Our solar system began with a solar nebula. The nebula gave birth to our sun by the process of gravity and high temperatures. During the creation of the sun and other celestial bodies, elements like hydrogen and helium were scattered far out into our solar system while the heavier elements stayed closer to the sun. These heavier elements would then begin to collect together like dust balls.

During this collection period of the solar system, collisions happened nonstop and huge masses of rock began to form. As time passed, the conglomerate of rock became extremely massive, but not planets yet. Some masses of spheres were extremely large but could only be deemed planetesimals.

Planetesimals would sometimes gravitate too close to one another. Another suggestion is that the Earth had collided with another planetesimal and the debris of the collision slowly gravitated around the Earth, creating the moon. This is another theory that scientists are trying to prove with studies and research.

Once the Earth became the size that it is today, it still had to endure another 100 million years of comet and asteroid impacts. During this time, it would have been very likely for icy comets to deliver water to Earth. The theory is that ice comets on a collision course with Earth evaporate in the Earth’s atmosphere. This evaporation created storm clouds over vast areas of the planet. Those clouds would then have created a deluge of hot acidic rain that would continue for years.

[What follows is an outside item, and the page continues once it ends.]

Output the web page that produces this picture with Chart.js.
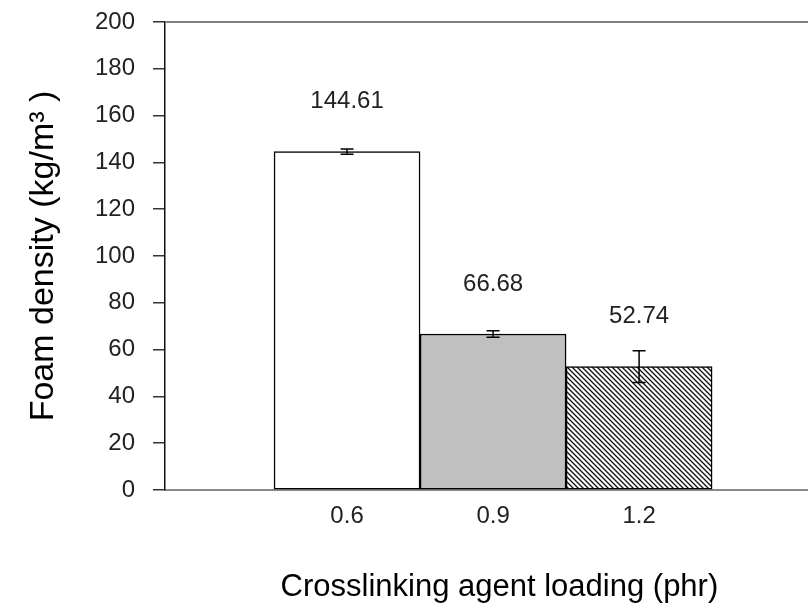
<!DOCTYPE html>
<html><head><meta charset="utf-8">
<script src="https://cdn.jsdelivr.net/npm/chart.js@4/dist/chart.umd.min.js"></script>
<style>html,body{margin:0;padding:0;background:#fff}#wrap{width:808px;height:610px;position:relative}</style>
</head><body><div id="wrap"><canvas id="c"></canvas></div>
<script>
const categories = [0.6, 0.9, 1.2];
const xTickLabels = ['0.6', '0.9', '1.2'];
const densities = [144.61, 66.68, 52.74];
const errors = [1.15, 1.4, 6.8];
const valueLabels = ['144.61', '66.68', '52.74'];
const yMin = 0, yMax = 200, yStep = 20;
const yTitle = 'Foam density (kg/m\u00B3 )';
const xTitle = '   Crosslinking agent loading (phr)';
const FONT = "'Liberation Sans', Arial, sans-serif";

function hatch() {
  const s = 5, c = document.createElement('canvas');
  c.width = s; c.height = s;
  const g = c.getContext('2d');
  g.fillStyle = '#fff'; g.fillRect(0, 0, s, s);
  g.strokeStyle = '#111'; g.lineWidth = 1.3;
  g.beginPath();
  g.moveTo(-1, -1); g.lineTo(s + 1, s + 1);
  g.moveTo(-1, s - 1); g.lineTo(1, s + 1);
  g.moveTo(s - 1, -1); g.lineTo(s + 1, 1);
  g.stroke();
  return document.getElementById('c').getContext('2d').createPattern(c, 'repeat');
}

const extras = {
  id: 'extras',
  afterDatasetsDraw(chart) {
    const ctx = chart.ctx, xs = chart.scales.x, ys = chart.scales.y, a = chart.chartArea;
    ctx.save();
    ctx.strokeStyle = '#808080'; ctx.lineWidth = 2;
    ctx.beginPath(); ctx.moveTo(a.left, a.top); ctx.lineTo(a.right, a.top); ctx.stroke();
    ctx.strokeStyle = '#000'; ctx.lineWidth = 1.5;
    categories.forEach((c, i) => {
      const x = xs.getPixelForValue(c);
      const yt = ys.getPixelForValue(densities[i] + errors[i]);
      const yb = ys.getPixelForValue(densities[i] - errors[i]);
      ctx.beginPath();
      ctx.moveTo(x, yt); ctx.lineTo(x, yb);
      ctx.moveTo(x - 6.5, yt); ctx.lineTo(x + 6.5, yt);
      ctx.moveTo(x - 6.5, yb); ctx.lineTo(x + 6.5, yb);
      ctx.stroke();
    });
    ctx.fillStyle = '#222';
    ctx.font = '24px ' + FONT;
    ctx.textAlign = 'center'; ctx.textBaseline = 'middle';
    categories.forEach((c, i) => {
      const x = xs.getPixelForValue(c);
      const y = ys.getPixelForValue(densities[i]);
      ctx.fillText(valueLabels[i], x, y - 50);
    });
    ctx.restore();
  }
};

new Chart(document.getElementById('c'), {
  type: 'bar',
  data: {
    datasets: [{
      data: categories.map((c, i) => ({x: c, y: densities[i]})),
      backgroundColor: ['#ffffff', '#c0c0c0', hatch()],
      borderColor: '#000',
      borderWidth: 1.5,
      borderSkipped: false,
      barPercentage: 1,
      categoryPercentage: 1
    }]
  },
  options: {
    responsive: true,
    maintainAspectRatio: false,
    animation: false,
    layout: {padding: {top: 22, right: 0, left: 0, bottom: 0}},
    plugins: {legend: {display: false}, tooltip: {enabled: false}},
    scales: {
      x: {
        type: 'linear',
        offset: false,
        min: 0.226,
        max: 1.547,
        afterBuildTicks: s => { s.ticks = categories.map(v => ({value: v})); },
        afterFit: s => { s.height = 120; s.paddingLeft = 0; s.paddingRight = 0; },
        grid: {display: false, drawTicks: false},
        border: {display: true, color: '#8a8a8a', width: 2},
        ticks: {
          callback: (v, i) => xTickLabels[i],
          font: {family: FONT, size: 24},
          color: '#222',
          padding: 12,
          maxRotation: 0,
          autoSkip: false
        },
        title: {
          display: true,
          text: xTitle,
          font: {family: FONT, size: 31},
          color: '#000',
          padding: {top: 0, bottom: 4}
        }
      },
      y: {
        min: yMin,
        max: yMax,
        afterFit: s => { s.width = 165; s.paddingTop = 0; s.paddingBottom = 0; },
        ticks: {
          stepSize: yStep,
          font: {family: FONT, size: 24},
          color: '#222',
          padding: 18
        },
        grid: {drawOnChartArea: false, drawTicks: true, tickLength: 12, color: '#333', lineWidth: 1.5},
        border: {display: true, color: '#111', width: 1.5},
        title: {
          display: true,
          text: yTitle,
          font: {family: FONT, size: 34},
          color: '#000',
          padding: {top: 23, bottom: 0}
        }
      }
    }
  },
  plugins: [extras]
});
</script>
</body></html>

Water can contain another element, HDO, or heavy water, which contains another neutron. Comets have an extremely high amount of HDO while the Earth’s oceans do not have as much. Currently, scientists study comets by using spectroscopy. Measuring comets through spectroscopy requires scientists to analyze images of the comet and measure the light that the comet reflects. Analyzing the comets tells the scientists the properties of individual comets, which helps them understand the structures.

Many times it seems as though the answer is right in front of us, which is why we cling on to ideas if they sound good. Upon further investigation, we typically find that there is always more to the bigger picture. Regardless of how good something may sound or how well it works in a model, there is always an exception or deeper understanding that can be found.

Similar to other theories of our Earth or the universe as a whole, it is incomplete or in progress. There is rarely a concrete answer in the universe because the expansion of the universe creates more problems than we can solve. It truly is a race against time and space because both of them never stop.